DOE gets deadline to track homeless

The Feb. 19 order comes about a week after Gillmor sided with three homeless families who sued the state for allegedly failing to provide them an adequate education under the federal McKinney-Vento Homeless Assistance Act of 1987.

The act, which gives Hawaiʻi about $200,000 a year in federal grants for homeless programs, mandates schools to offer transportation for homeless students and allows children whose families are displaced by homelessness to enroll in the campus they were attending before, even if they move outside the district.
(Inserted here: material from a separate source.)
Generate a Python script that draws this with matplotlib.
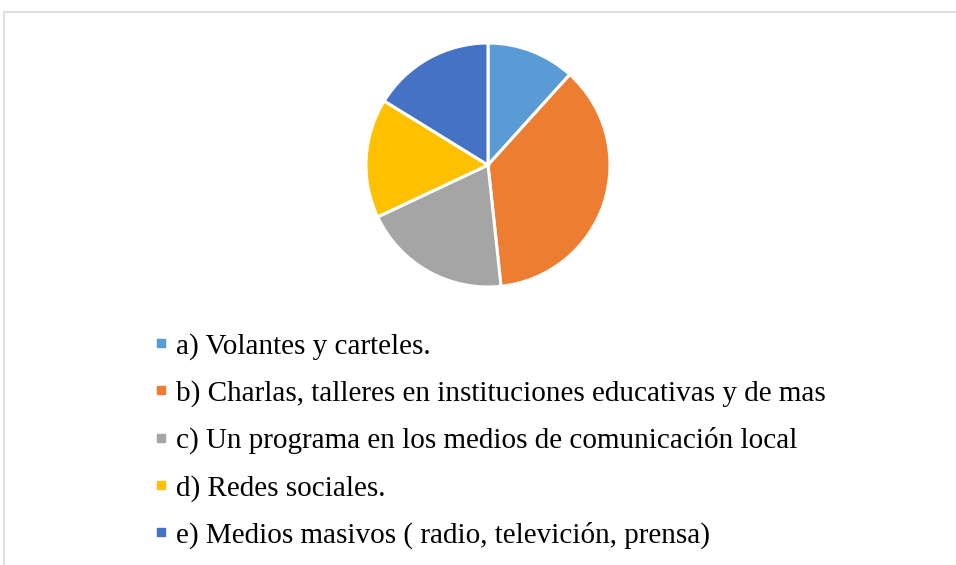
import matplotlib
import matplotlib.pyplot as plt
from matplotlib.lines import Line2D
from matplotlib.patches import Rectangle

matplotlib.rc("font", family="Liberation Serif")

# Data (share of answers)
labels = [
    "a) Volantes y carteles.",
    "b) Charlas, talleres en instituciones educativas y de mas",
    "c) Un programa en los medios de comunicación local",
    "d) Redes sociales.",
    "e) Medios masivos ( radio, televición, prensa)",
]
values = [11.7, 36.6, 19.7, 15.8, 16.2]
colors = ["#5B9BD5", "#ED7D31", "#A5A5A5", "#FFC000", "#4472C4"]

W, H = 956, 565
fig = plt.figure(figsize=(W / 100, H / 100), dpi=100)

# chart frame (only top and left edges visible in the crop)
fig.patches.append(
    Rectangle((4 / W, -0.1), 1.2, 1.1 - 12 / H, transform=fig.transFigure,
              fill=False, edgecolor="#D9D9D9", linewidth=1.2)
)

# Pie
cx, cy, r = 488, 165, 122
ax = fig.add_axes([(cx - r) / W, 1 - (cy + r) / H, 2 * r / W, 2 * r / H])
ax.pie(values, colors=colors, startangle=90, counterclock=False,
       wedgeprops={"edgecolor": "white", "linewidth": 2.2}, radius=1)
ax.set_xlim(-1, 1)
ax.set_ylim(-1, 1)
ax.set_aspect("auto")

# Legend
handles = [Line2D([], [], marker="s", linestyle="", markersize=6,
                  markerfacecolor=c, markeredgecolor=c) for c in colors]
fig.legend(handles, labels, loc="upper left",
           bbox_to_anchor=(152 / W, 1 - 333 / H), frameon=False,
           fontsize=21, labelspacing=0.69, handlelength=0.6,
           handletextpad=0.22, borderpad=0, borderaxespad=0)

fig.savefig("out.png", dpi=100)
Olive Kaleuati, one of the plaintiffs in the class-action suit, has said she was forced to pull her two sons from Leihoku Elementary after moving to a shelter by Kamaile Elementary in Waiʻanae. Kaleuati said she was not aware she could have kept her sons at Leihoku, and education officials acknowledged in court they do not ask families if they are homeless to avoid “stigmatizing” children.

But in expecting families to voluntarily tell schools they are homeless, the Education Department is essentially “ignoring” them, said Lawyers for Equal Justice attorney William Durham, who filed the suit with the American Civil Liberties Union.

“You have to at least ask them if you are going to identify them,” he said yesterday. “As these families are identified, the department will no longer be able to routinely deny homeless children these services by claiming that they are ignorant as to their whereabouts.”